在土地制度方面,中世纪初期存在着全有权(Allodial title),即土地不依赖于任何封建君主的恩赐。1066年征服者威廉击败哈罗德后,土地所有权逐渐转向国王,这才开始了封建制及国家集权的加速进程。土地被视为王权的专属财产,土地承租者的自由度因而下降。这个转变可视为去中心化向中心化治理结构演化的转折点。中世纪早期的去中心化制度,尤其是对于现代研究者思考权力拆分和自治有着极大的借鉴意义。它提醒我们,法治不应仅仅是国家权力的工具,而应根植于共有的道德价值和古老习俗。

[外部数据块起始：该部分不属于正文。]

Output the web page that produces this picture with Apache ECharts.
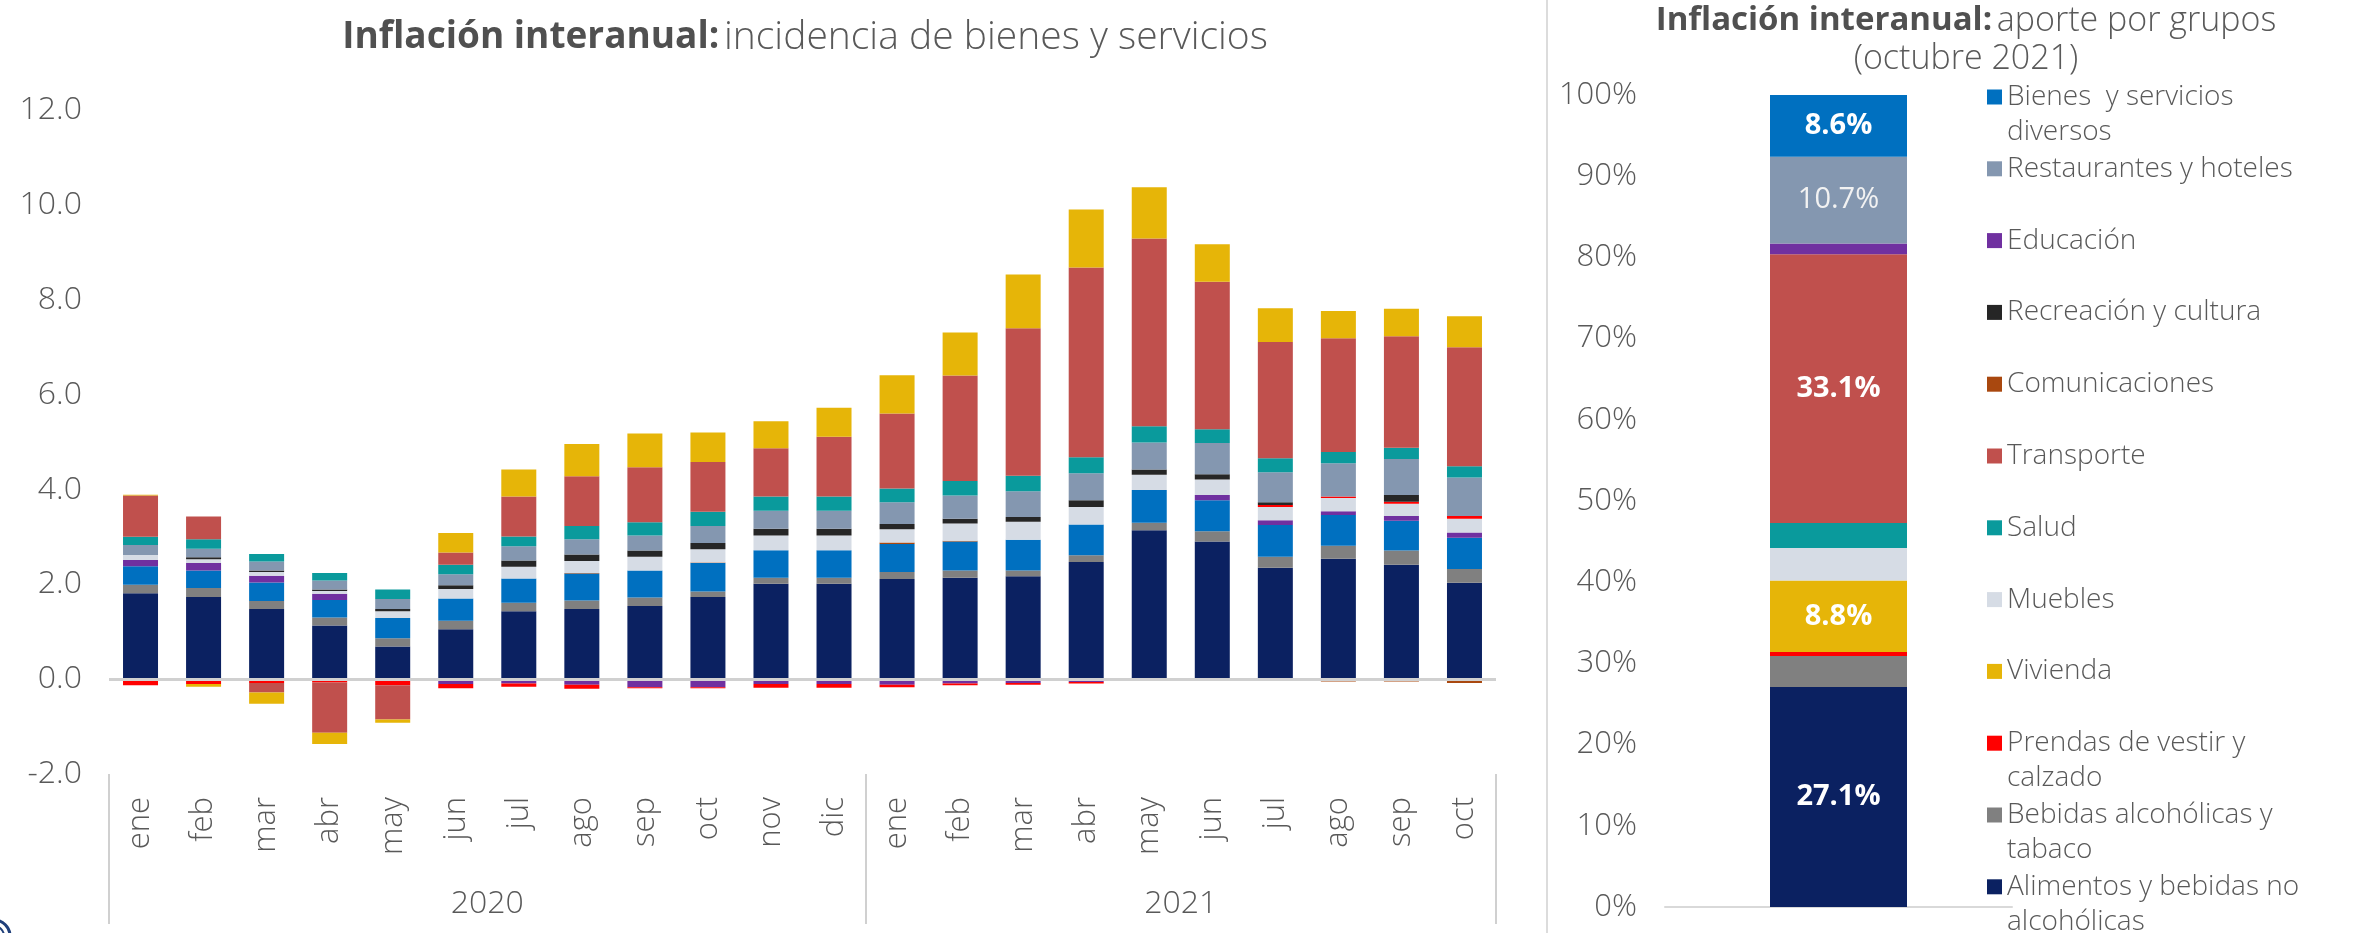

个体和地方社区的自治权乃社会健康与自由的基石,权力的制约不应只来自顶层,多元主体的参与与监督更是不可或缺。当前许多国家面临中央集权过度、权力滥用、法律脱离公平和正义的困境,回顾中世纪时期的去中心化治理,可以启示我们如何平衡强制力与自由意志,如何重视传统和习惯的制度价值,如何激励个人承担起维护社会正义和规则的责任。总结而言,中世纪并非一个单纯的“黑暗时代”,而是一段深刻体现社会多元治理与去中心化的历史时期。法律超越了君权成为最根本的统治标准,个体拥有实质性的法律主权,地方权力与文化的多样性并存。这些历史经验对当代社会如何推动去中心化进程、保护个人与社区权利具有不可替代的历史借鉴意义。探索中世纪的去中心化,便是在重塑我们对历史、权力与法律的认知,同时为未来社会制度设计提供深厚的启示。